#### To be done
Take the lines from the head of the listing through the one bearing "injection_mean = [12.5, 15.0]" and copy them exactly, leaving every picture out.

#### Data section
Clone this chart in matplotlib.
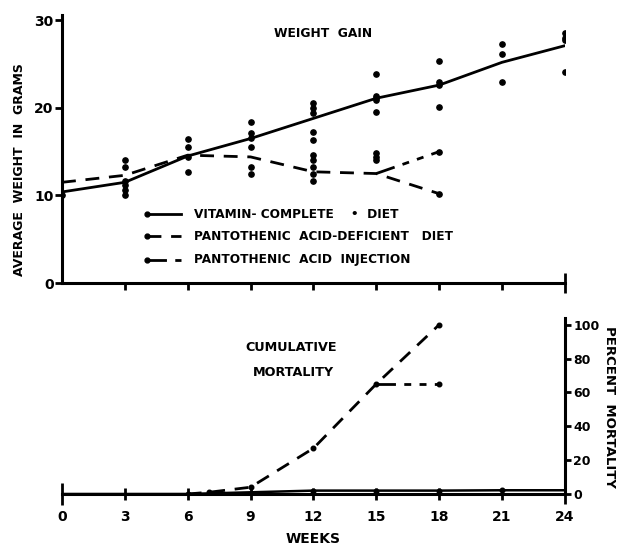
import matplotlib
matplotlib.use("Agg")
import matplotlib.pyplot as plt
from matplotlib.ticker import FixedLocator

plt.rcParams['font.family'] = ['DejaVu Sans']
plt.rcParams['font.weight'] = 'bold'

# ---- weight gain (grams) ----
weeks_main = [0, 3, 6, 9, 12, 15, 18, 21, 24]
complete_mean = [10.4, 11.5, 14.5, 16.5, 18.8, 21.1, 22.6, 25.2, 27.1]

deficient_weeks = [0, 3, 6, 9, 12, 15, 18]
deficient_mean = [11.5, 12.3, 14.6, 14.4, 12.7, 12.5, 10.2]

injection_weeks = [15, 18]
injection_mean = [12.5, 15.0]

# individual animal weights
indiv_weeks = ([0] +
               [3] * 6 +
               [6] * 4 +
               [9] * 6 +
               [12] * 10 +
               [15] * 8 +
               [18] * 4 +
               [21] * 3 +
               [24] * 4)
indiv_weight = ([10.0] +
                [14.0, 13.3, 11.7, 11.2, 10.6, 10.0] +
                [16.5, 15.5, 14.4, 12.7] +
                [18.4, 17.1, 16.6, 15.5, 13.2, 12.5] +
                [20.5, 20.0, 19.4, 17.2, 16.3, 14.6, 14.0, 13.2, 12.5, 11.7] +
                [23.9, 21.4, 21.1, 20.9, 19.5, 14.8, 14.4, 14.0] +
                [25.4, 22.9, 22.6, 20.1] +
                [27.3, 26.2, 22.9] +
                [28.6, 28.0, 27.7, 24.1])

# ---- cumulative mortality (%) ----
mort_complete_weeks = [0, 6, 9, 12, 15, 18, 21, 24]
mort_complete = [0, 0, 1, 2, 2, 2, 2.2, 2.2]

mort_deficient_weeks = [6, 7, 9, 12, 15, 18]
mort_deficient = [0, 1, 4, 27, 65, 100]

mort_injection_weeks = [15, 18]
mort_injection = [65, 65]

week_ticks = [0, 3, 6, 9, 12, 15, 18, 21, 24]
weight_ticks = [0, 10, 20, 30]
mort_ticks = [0, 20, 40, 60, 80, 100]

DEF_DASH = (0, (5, 3.5))
INJ_DASH = (0, (7, 3, 2.5, 3, 2.5, 3))
DOT = 3.8

fig = plt.figure(figsize=(6.2, 5.45), dpi=100)

# ================= top panel =================
ax = fig.add_axes([0.100, 0.4807, 0.811, 0.4917])
ax.set_xlim(0, 24)
ax.set_ylim(0, 30.6)
for s in ['top', 'right']:
    ax.spines[s].set_visible(False)
for s in ['left', 'bottom']:
    ax.spines[s].set_linewidth(2.2)

ax.plot(weeks_main, complete_mean, color='black', lw=2.0, solid_capstyle='round')
ax.plot(deficient_weeks, deficient_mean, color='black', lw=2.0, linestyle=DEF_DASH)
ax.plot(injection_weeks, injection_mean, color='black', lw=2.0, linestyle=INJ_DASH)
ax.plot(indiv_weeks, indiv_weight, 'o', color='black', ms=DOT, mec='black')
ax.plot([deficient_weeks[-1], injection_weeks[-1]],
        [deficient_mean[-1], injection_mean[-1]], 'o', color='black', ms=DOT)

ax.xaxis.set_major_locator(FixedLocator(week_ticks[1:-1]))
ax.xaxis.set_minor_locator(FixedLocator([24]))
ax.tick_params(axis='x', which='major', direction='out', length=5, width=2, labelbottom=False)
ax.tick_params(axis='x', which='minor', direction='inout', length=14, width=2)
ax.set_yticks(weight_ticks)
ax.set_yticklabels([str(v) for v in weight_ticks])
ax.tick_params(axis='y', direction='out', length=5, width=2, pad=1, labelsize=10)
for lab in ax.get_yticklabels():
    lab.set_fontweight('bold')

ax.text(0.52, 0.93, 'WEIGHT  GAIN', transform=ax.transAxes, ha='center', va='center',
        fontsize=8.8, fontweight='bold')

# legend
leg_rows = [
    ('VITAMIN- COMPLETE    •  DIET', '-'),
    ('PANTOTHENIC  ACID-DEFICIENT   DIET', DEF_DASH),
    ('PANTOTHENIC  ACID  INJECTION', INJ_DASH),
]
row_y = [0.257, 0.174, 0.087]
for (label, ls), yy in zip(leg_rows, row_y):
    ax.plot([0.17, 0.237], [yy, yy], transform=ax.transAxes, color='black', lw=2,
            linestyle=ls, clip_on=False)
    ax.plot([0.17], [yy], 'o', transform=ax.transAxes, color='black', ms=3.5, clip_on=False)
    ax.text(0.262, yy, label, transform=ax.transAxes, ha='left', va='center',
            fontsize=8.7, fontweight='bold')

fig.text(20 / 620, 1 - 170 / 545, 'AVERAGE  WEIGHT  IN  GRAMS', rotation=90,
         ha='center', va='center', fontsize=9, fontweight='bold')

# ================= bottom panel =================
bx = fig.add_axes([0.100, 0.0936, 0.811, 0.3229])
bx.set_xlim(0, 24)
bx.set_ylim(0, 104)
for s in ['top', 'left']:
    bx.spines[s].set_visible(False)
for s in ['right', 'bottom']:
    bx.spines[s].set_linewidth(2.2)

bx.plot(mort_complete_weeks, mort_complete, color='black', lw=1.8)
bx.plot(mort_complete_weeks[3:-1], mort_complete[3:-1], 'o', color='black', ms=3.3)
bx.plot(mort_deficient_weeks, mort_deficient, color='black', lw=2.0, linestyle=DEF_DASH)
bx.plot(mort_deficient_weeks, mort_deficient, 'o', color='black', ms=3.3)
bx.plot(mort_injection_weeks, mort_injection, color='black', lw=2.0, linestyle=INJ_DASH)
bx.plot(mort_injection_weeks[-1:], mort_injection[-1:], 'o', color='black', ms=3.3)

bx.set_xticks(week_ticks)
bx.set_xticklabels([str(w) for w in week_ticks])
bx.tick_params(axis='x', direction='inout', length=9, width=2, pad=7, labelsize=10)
for lab in bx.get_xticklabels():
    lab.set_fontweight('bold')
bx.xaxis.get_major_ticks()[0].tick1line.set_markersize(16)
bx.xaxis.get_major_ticks()[-1].tick1line.set_markersize(14)

bx.yaxis.tick_right()
bx.set_yticks(mort_ticks)
bx.set_yticklabels([str(v) for v in mort_ticks])
bx.tick_params(axis='y', direction='out', length=4, width=2, pad=2, labelsize=9)
for lab in bx.get_yticklabels():
    lab.set_fontweight('bold')

bx.text(0.455, 0.835, 'CUMULATIVE', transform=bx.transAxes, ha='center', va='center',
        fontsize=9.2, fontweight='bold')
bx.text(0.46, 0.69, 'MORTALITY', transform=bx.transAxes, ha='center', va='center',
        fontsize=9.2, fontweight='bold')

bx.set_xlabel('WEEKS', fontsize=10, fontweight='bold', labelpad=6)
fig.text(610 / 620, 1 - 407 / 545, 'PERCENT  MORTALITY', rotation=-90,
         ha='center', va='center', fontsize=9.5, fontweight='bold')

fig.savefig('out.png', dpi=100, facecolor='white')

#### Result of this task
Clone this chart in matplotlib.
import matplotlib
matplotlib.use("Agg")
import matplotlib.pyplot as plt
from matplotlib.ticker import FixedLocator

plt.rcParams['font.family'] = ['DejaVu Sans']
plt.rcParams['font.weight'] = 'bold'

# ---- weight gain (grams) ----
weeks_main = [0, 3, 6, 9, 12, 15, 18, 21, 24]
complete_mean = [10.4, 11.5, 14.5, 16.5, 18.8, 21.1, 22.6, 25.2, 27.1]

deficient_weeks = [0, 3, 6, 9, 12, 15, 18]
deficient_mean = [11.5, 12.3, 14.6, 14.4, 12.7, 12.5, 10.2]

injection_weeks = [15, 18]
injection_mean = [12.5, 15.0]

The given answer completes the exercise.